** Start **

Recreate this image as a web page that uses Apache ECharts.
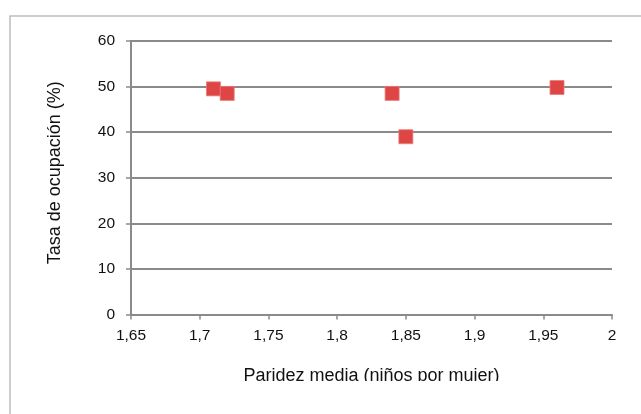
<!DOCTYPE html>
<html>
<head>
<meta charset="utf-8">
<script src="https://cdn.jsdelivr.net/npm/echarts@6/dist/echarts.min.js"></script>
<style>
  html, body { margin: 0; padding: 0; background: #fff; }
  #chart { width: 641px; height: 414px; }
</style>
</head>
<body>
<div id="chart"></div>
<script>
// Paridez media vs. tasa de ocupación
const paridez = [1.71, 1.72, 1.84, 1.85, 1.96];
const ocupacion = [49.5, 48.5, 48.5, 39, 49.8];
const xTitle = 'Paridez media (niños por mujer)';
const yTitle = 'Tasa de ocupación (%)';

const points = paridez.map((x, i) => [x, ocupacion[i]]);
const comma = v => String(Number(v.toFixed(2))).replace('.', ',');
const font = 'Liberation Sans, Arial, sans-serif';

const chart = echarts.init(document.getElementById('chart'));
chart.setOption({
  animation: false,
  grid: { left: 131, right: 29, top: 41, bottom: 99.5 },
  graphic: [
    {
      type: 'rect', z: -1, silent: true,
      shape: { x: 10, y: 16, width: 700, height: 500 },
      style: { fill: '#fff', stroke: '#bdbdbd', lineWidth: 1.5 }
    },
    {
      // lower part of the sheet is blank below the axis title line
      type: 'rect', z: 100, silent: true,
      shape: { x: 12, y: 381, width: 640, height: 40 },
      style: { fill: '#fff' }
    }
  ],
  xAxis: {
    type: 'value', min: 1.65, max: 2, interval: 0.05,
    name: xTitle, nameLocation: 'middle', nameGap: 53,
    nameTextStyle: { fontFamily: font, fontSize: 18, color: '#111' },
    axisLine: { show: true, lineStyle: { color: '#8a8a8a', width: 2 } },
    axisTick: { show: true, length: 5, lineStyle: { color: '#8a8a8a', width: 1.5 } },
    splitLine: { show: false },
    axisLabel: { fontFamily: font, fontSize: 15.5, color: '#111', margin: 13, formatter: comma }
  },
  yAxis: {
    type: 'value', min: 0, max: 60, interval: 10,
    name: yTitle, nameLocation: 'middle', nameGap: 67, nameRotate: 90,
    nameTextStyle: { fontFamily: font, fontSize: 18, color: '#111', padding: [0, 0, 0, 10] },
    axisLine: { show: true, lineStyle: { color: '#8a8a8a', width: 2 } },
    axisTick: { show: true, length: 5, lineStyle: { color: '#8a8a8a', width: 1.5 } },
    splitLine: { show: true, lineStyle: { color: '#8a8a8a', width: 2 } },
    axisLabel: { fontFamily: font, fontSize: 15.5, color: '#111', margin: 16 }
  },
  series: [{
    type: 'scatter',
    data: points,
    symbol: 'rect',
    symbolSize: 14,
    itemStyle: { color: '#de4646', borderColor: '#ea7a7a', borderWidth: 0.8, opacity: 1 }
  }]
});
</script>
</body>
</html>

** End **

Extract every line of the data exactly; pictures stay out.

Recreate this image as a web page that uses Apache ECharts.
<!DOCTYPE html>
<html>
<head>
<meta charset="utf-8">
<script src="https://cdn.jsdelivr.net/npm/echarts@6/dist/echarts.min.js"></script>
<style>
  html, body { margin: 0; padding: 0; background: #fff; }
  #chart { width: 641px; height: 414px; }
</style>
</head>
<body>
<div id="chart"></div>
<script>
// Paridez media vs. tasa de ocupación
const paridez = [1.71, 1.72, 1.84, 1.85, 1.96];
const ocupacion = [49.5, 48.5, 48.5, 39, 49.8];
const xTitle = 'Paridez media (niños por mujer)';
const yTitle = 'Tasa de ocupación (%)';

const points = paridez.map((x, i) => [x, ocupacion[i]]);
const comma = v => String(Number(v.toFixed(2))).replace('.', ',');
const font = 'Liberation Sans, Arial, sans-serif';

const chart = echarts.init(document.getElementById('chart'));
chart.setOption({
  animation: false,
  grid: { left: 131, right: 29, top: 41, bottom: 99.5 },
  graphic: [
    {
      type: 'rect', z: -1, silent: true,
      shape: { x: 10, y: 16, width: 700, height: 500 },
      style: { fill: '#fff', stroke: '#bdbdbd', lineWidth: 1.5 }
    },
    {
      // lower part of the sheet is blank below the axis title line
      type: 'rect', z: 100, silent: true,
      shape: { x: 12, y: 381, width: 640, height: 40 },
      style: { fill: '#fff' }
    }
  ],
  xAxis: {
    type: 'value', min: 1.65, max: 2, interval: 0.05,
    name: xTitle, nameLocation: 'middle', nameGap: 53,
    nameTextStyle: { fontFamily: font, fontSize: 18, color: '#111' },
    axisLine: { show: true, lineStyle: { color: '#8a8a8a', width: 2 } },
    axisTick: { show: true, length: 5, lineStyle: { color: '#8a8a8a', width: 1.5 } },
    splitLine: { show: false },
    axisLabel: { fontFamily: font, fontSize: 15.5, color: '#111', margin: 13, formatter: comma }
  },
  yAxis: {
    type: 'value', min: 0, max: 60, interval: 10,
    name: yTitle, nameLocation: 'middle', nameGap: 67, nameRotate: 90,
    nameTextStyle: { fontFamily: font, fontSize: 18, color: '#111', padding: [0, 0, 0, 10] },
    axisLine: { show: true, lineStyle: { color: '#8a8a8a', width: 2 } },
    axisTick: { show: true, length: 5, lineStyle: { color: '#8a8a8a', width: 1.5 } },
    splitLine: { show: true, lineStyle: { color: '#8a8a8a', width: 2 } },
    axisLabel: { fontFamily: font, fontSize: 15.5, color: '#111', margin: 16 }
  },
  series: [{
    type: 'scatter',
    data: points,
    symbol: 'rect',
    symbolSize: 14,
    itemStyle: { color: '#de4646', borderColor: '#ea7a7a', borderWidth: 0.8, opacity: 1 }
  }]
});
</script>
</body>
</html>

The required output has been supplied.